(Recorded information)
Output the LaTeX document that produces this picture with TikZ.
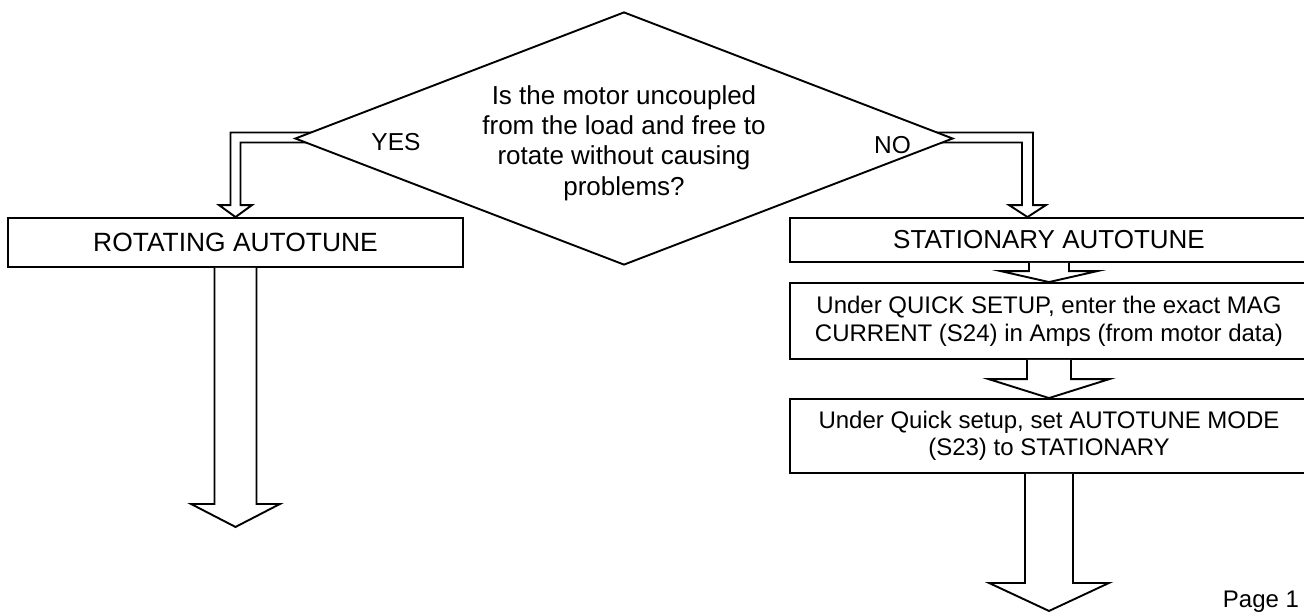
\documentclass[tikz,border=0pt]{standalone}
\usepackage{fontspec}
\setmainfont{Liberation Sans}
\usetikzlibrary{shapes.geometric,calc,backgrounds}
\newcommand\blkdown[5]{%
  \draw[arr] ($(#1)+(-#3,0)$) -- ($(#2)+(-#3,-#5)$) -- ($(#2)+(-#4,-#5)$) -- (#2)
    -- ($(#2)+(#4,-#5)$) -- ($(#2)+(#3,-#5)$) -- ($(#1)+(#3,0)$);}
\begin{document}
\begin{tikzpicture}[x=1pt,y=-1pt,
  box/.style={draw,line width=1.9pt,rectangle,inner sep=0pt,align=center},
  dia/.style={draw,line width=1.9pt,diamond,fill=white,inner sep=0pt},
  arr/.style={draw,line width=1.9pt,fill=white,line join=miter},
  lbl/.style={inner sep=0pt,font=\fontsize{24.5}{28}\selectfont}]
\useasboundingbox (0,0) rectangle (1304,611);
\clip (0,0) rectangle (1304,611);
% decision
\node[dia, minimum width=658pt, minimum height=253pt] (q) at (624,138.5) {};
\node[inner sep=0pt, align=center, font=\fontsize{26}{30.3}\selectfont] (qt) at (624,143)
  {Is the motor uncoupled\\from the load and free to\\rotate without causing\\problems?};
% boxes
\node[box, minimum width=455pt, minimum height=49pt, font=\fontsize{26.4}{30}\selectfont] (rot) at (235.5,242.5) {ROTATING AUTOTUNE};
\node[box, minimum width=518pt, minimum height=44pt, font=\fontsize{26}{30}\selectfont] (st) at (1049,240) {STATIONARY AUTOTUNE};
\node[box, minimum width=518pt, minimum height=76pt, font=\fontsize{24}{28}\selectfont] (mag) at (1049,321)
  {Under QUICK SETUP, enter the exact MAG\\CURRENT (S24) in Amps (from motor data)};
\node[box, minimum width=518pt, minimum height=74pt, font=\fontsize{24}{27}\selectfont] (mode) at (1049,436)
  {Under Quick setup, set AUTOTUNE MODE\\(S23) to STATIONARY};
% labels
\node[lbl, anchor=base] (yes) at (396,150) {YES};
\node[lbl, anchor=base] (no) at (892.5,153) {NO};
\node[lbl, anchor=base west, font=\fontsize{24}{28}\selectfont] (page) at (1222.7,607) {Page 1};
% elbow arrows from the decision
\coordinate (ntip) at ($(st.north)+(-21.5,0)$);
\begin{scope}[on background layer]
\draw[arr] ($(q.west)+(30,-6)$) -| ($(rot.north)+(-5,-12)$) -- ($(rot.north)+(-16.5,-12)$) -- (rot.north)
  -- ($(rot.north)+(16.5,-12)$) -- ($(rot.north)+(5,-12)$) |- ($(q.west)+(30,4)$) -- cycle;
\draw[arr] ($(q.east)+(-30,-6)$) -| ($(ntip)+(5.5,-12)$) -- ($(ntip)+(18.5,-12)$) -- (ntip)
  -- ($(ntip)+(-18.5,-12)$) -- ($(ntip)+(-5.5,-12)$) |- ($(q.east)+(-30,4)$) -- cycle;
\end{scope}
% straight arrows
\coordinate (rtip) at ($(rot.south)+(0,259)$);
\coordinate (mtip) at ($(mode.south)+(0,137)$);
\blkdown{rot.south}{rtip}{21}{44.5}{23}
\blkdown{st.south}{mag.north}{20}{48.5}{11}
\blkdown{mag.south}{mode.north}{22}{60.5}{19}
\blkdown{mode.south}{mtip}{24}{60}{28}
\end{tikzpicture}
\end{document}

(Goal)
Retype the whole listing exactly and leave the pictures out.

(Reply)
Output the LaTeX document that produces this picture with TikZ.
\documentclass[tikz,border=0pt]{standalone}
\usepackage{fontspec}
\setmainfont{Liberation Sans}
\usetikzlibrary{shapes.geometric,calc,backgrounds}
\newcommand\blkdown[5]{%
  \draw[arr] ($(#1)+(-#3,0)$) -- ($(#2)+(-#3,-#5)$) -- ($(#2)+(-#4,-#5)$) -- (#2)
    -- ($(#2)+(#4,-#5)$) -- ($(#2)+(#3,-#5)$) -- ($(#1)+(#3,0)$);}
\begin{document}
\begin{tikzpicture}[x=1pt,y=-1pt,
  box/.style={draw,line width=1.9pt,rectangle,inner sep=0pt,align=center},
  dia/.style={draw,line width=1.9pt,diamond,fill=white,inner sep=0pt},
  arr/.style={draw,line width=1.9pt,fill=white,line join=miter},
  lbl/.style={inner sep=0pt,font=\fontsize{24.5}{28}\selectfont}]
\useasboundingbox (0,0) rectangle (1304,611);
\clip (0,0) rectangle (1304,611);
% decision
\node[dia, minimum width=658pt, minimum height=253pt] (q) at (624,138.5) {};
\node[inner sep=0pt, align=center, font=\fontsize{26}{30.3}\selectfont] (qt) at (624,143)
  {Is the motor uncoupled\\from the load and free to\\rotate without causing\\problems?};
% boxes
\node[box, minimum width=455pt, minimum height=49pt, font=\fontsize{26.4}{30}\selectfont] (rot) at (235.5,242.5) {ROTATING AUTOTUNE};
\node[box, minimum width=518pt, minimum height=44pt, font=\fontsize{26}{30}\selectfont] (st) at (1049,240) {STATIONARY AUTOTUNE};
\node[box, minimum width=518pt, minimum height=76pt, font=\fontsize{24}{28}\selectfont] (mag) at (1049,321)
  {Under QUICK SETUP, enter the exact MAG\\CURRENT (S24) in Amps (from motor data)};
\node[box, minimum width=518pt, minimum height=74pt, font=\fontsize{24}{27}\selectfont] (mode) at (1049,436)
  {Under Quick setup, set AUTOTUNE MODE\\(S23) to STATIONARY};
% labels
\node[lbl, anchor=base] (yes) at (396,150) {YES};
\node[lbl, anchor=base] (no) at (892.5,153) {NO};
\node[lbl, anchor=base west, font=\fontsize{24}{28}\selectfont] (page) at (1222.7,607) {Page 1};
% elbow arrows from the decision
\coordinate (ntip) at ($(st.north)+(-21.5,0)$);
\begin{scope}[on background layer]
\draw[arr] ($(q.west)+(30,-6)$) -| ($(rot.north)+(-5,-12)$) -- ($(rot.north)+(-16.5,-12)$) -- (rot.north)
  -- ($(rot.north)+(16.5,-12)$) -- ($(rot.north)+(5,-12)$) |- ($(q.west)+(30,4)$) -- cycle;
\draw[arr] ($(q.east)+(-30,-6)$) -| ($(ntip)+(5.5,-12)$) -- ($(ntip)+(18.5,-12)$) -- (ntip)
  -- ($(ntip)+(-18.5,-12)$) -- ($(ntip)+(-5.5,-12)$) |- ($(q.east)+(-30,4)$) -- cycle;
\end{scope}
% straight arrows
\coordinate (rtip) at ($(rot.south)+(0,259)$);
\coordinate (mtip) at ($(mode.south)+(0,137)$);
\blkdown{rot.south}{rtip}{21}{44.5}{23}
\blkdown{st.south}{mag.north}{20}{48.5}{11}
\blkdown{mag.south}{mode.north}{22}{60.5}{19}
\blkdown{mode.south}{mtip}{24}{60}{28}
\end{tikzpicture}
\end{document}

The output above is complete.